In the last few days, Britain’s Food Standards Agency has compared being around cake in the office to passive smoking. The Canadian Centre on Substance Use and Addiction has concluded that no amount of alcohol is safe. Yes, our wellbeing is important, but can’t we have fun anymore?
Barely a month into 2023, and we’re already being bombarded with a variety of new ways to take the fun out of life.
As if January and all its restrictive trends weren’t bleak enough, alarmist headlines vilifying the little joys we have left are beginning to make the rounds.
Britain’s Food Standards Agency has compared being around cake in the office to passive smoking, with chairwoman Susan Jebb arguing that, although it’s not identical, it still inflicts harm on others.

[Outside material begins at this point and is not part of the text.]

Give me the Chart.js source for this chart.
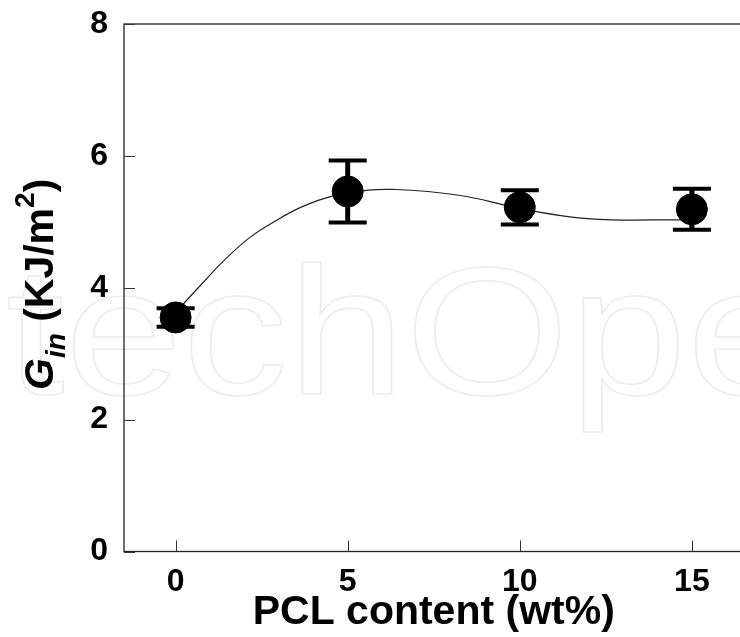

‘We all like to think we’re rational, intelligent, educated people who make informed choices the whole time, but we undervalue the impact of the environment,’ she said.
‘If nobody brought cakes into the office, I would not eat cakes in the day, but because people do bring cakes in, I eat them. Yes, I have made a choice, but people were making a choice to go into a smoky pub.’
While the FSA recognises it is indeed a choice to eat sweet treats, it also wants us to help each other out by urging us to provide more ‘supportive’ surroundings.
In the context of tackling the obesity crisis the UK currently faces, this sounds all well and good.
Unfortunately, it’s Jebb’s phrasing that’s the problem. Her outlandish claim that a slice of gateaux is killing us as quickly as second-hand cigarette fumes has, unsurprisingly, encouraged a heated response from the public.
At its core, the statement is heavily shrouded in diet culture jargon and points toward a future where we can’t even celebrate a colleagues birthday without apparently needing to worry about carcinogens.
I have a strong inkling I won’t be rushing to add this to my January resolutions, folks.